Capaz de escribir, por ejemplo, Misteriosa Buenos Aires, o El viaje de los
siete demonios, o El unicornio, o Los viajeros, todos ellos libros gratos de
leer, libros discretos (y también algo nerviosos) como su autor, y suficientes
como para asegurarle su nombradía al lado de autores, asimismo menores, como
Mallea o José Bianco.
Pero Mujica Láinez aún nos tenía reservada su mayor
sorpresa y esta sorpresa es Bomarzo. Publicada en 1962, la novela obtuvo el
Premio Nacional de Literatura argentino y después el premio John F. Kennedy, en
1964, premio compartido con Rayuela, de Cortázar, el cual (como nos recuerda
Marcos Ricardo Barnatán) le sugirió a Mujica Láinez la posibilidad de publicar
ambas novelas en una edición conjunta y con un título único, que podía ser
Ramarzo o Boyuela.
Mi generación, demás está decirlo, se enamoró de Rayuela,
porque eso era lo justo y lo necesario y lo que nos salvaba, y sólo leímos
Bomarzo algunos años después, casi como un ejercicio de arqueología. Contra lo
que esperábamos, no salimos indemnes de esta lectura, entre otras cosas porque
nadie o casi nadie puede salir indemne de cualquier lectura y mucho menos si
son las más de 600 páginas de Bomarzo, una novela feliz, es decir una novela
que hará feliz a todo lector mínimamente sensible, es decir inocente, y que no
le enseñará nada a ningún escritor joven.
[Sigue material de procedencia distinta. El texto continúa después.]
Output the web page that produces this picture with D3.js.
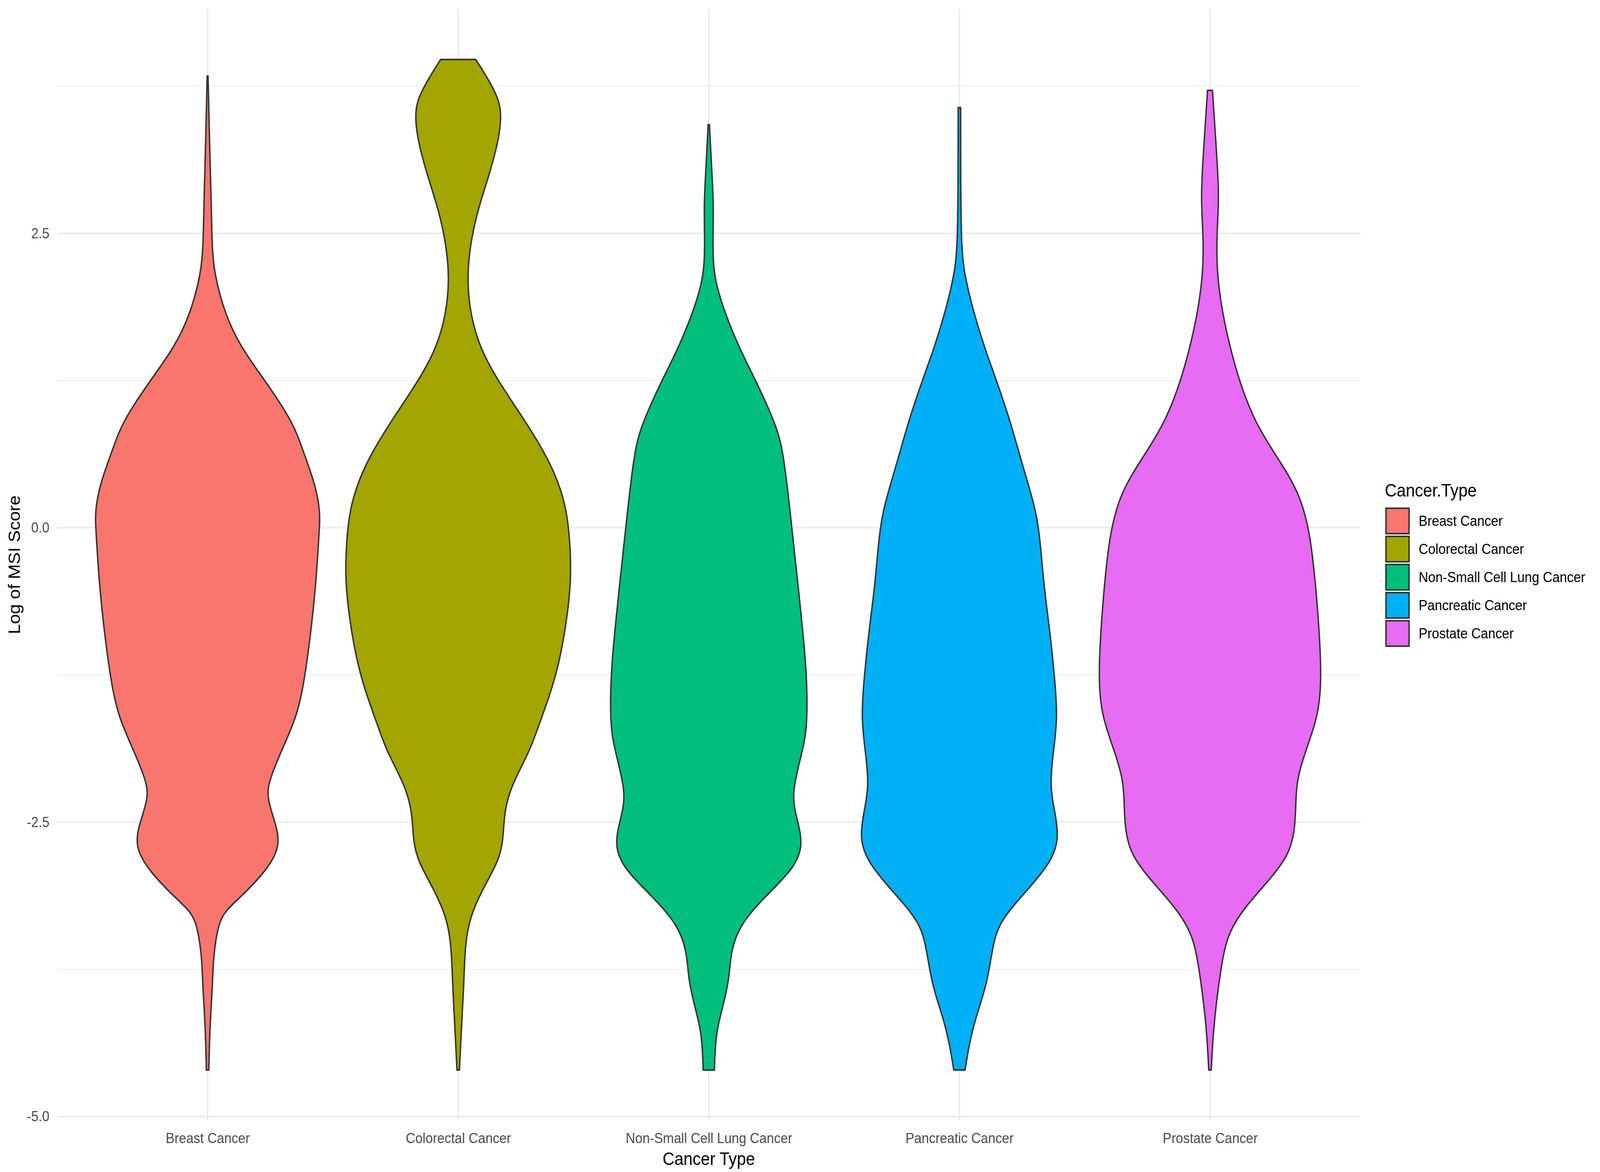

La vida y aventuras del duque de Orsini, las mil
aventuras del duque y sus incontables
desgracias y hazañas son el escenario en donde se
despliega una escritura, un arte de narrar, que al tiempo que recuerda a los
clásicos del siglo XIX, introduce lujos apócrifos del siglo XVI, el siglo del
monstruoso y angelical Orsini.
A simple vista Bomarzo se asemeja a una novela de
resistencia, a una novela de supervivencia, a una novela histórica, a una
novela de intriga, a un folletón. Puede que sea, efectivamente, todas esas
cosas.
Pero también es muchas cosas más: es una novela sobre el
arte y es una novela sobre la decadencia, es una novela sobre el lujo de
novelar y es una novela sobre la exquisita inutilidad de la novela. También es,
entre líneas, el comentario o el epílogo jocoso que Mujica Láinez hace de sí
mismo y de su familia. Y también es, por supuesto, una novela para leer en voz
alta y en familia, aunque esta última posibilidad siempre conlleva el riesgo de
que los niños huyan en tropel.
Después de Bomarzo poco más es lo que le restaba por
decir a Mujica Láinez. Viajó mucho y como un señor por diferentes lugares del
planeta. Escribió De milagros y melancolías y El gran teatro, aparentemente sin
la más mínima dificultad.
Y antes de morir, en 1984, a la edad de 74 años, tuvo
tiempo para escribir y publicar, en 1982, El escarabajo, una novela de más de
500 páginas que narra las vicisitudes de los poseedores de un talismán egipcio
a través del tiempo, y que es una obra inteligente, bien escrita, grata de leer
(posiblemente grata de escribir), con dosificadas gotas de humor, dolor y algo
de turismo, una novela feliz como la mayoría de sus obras.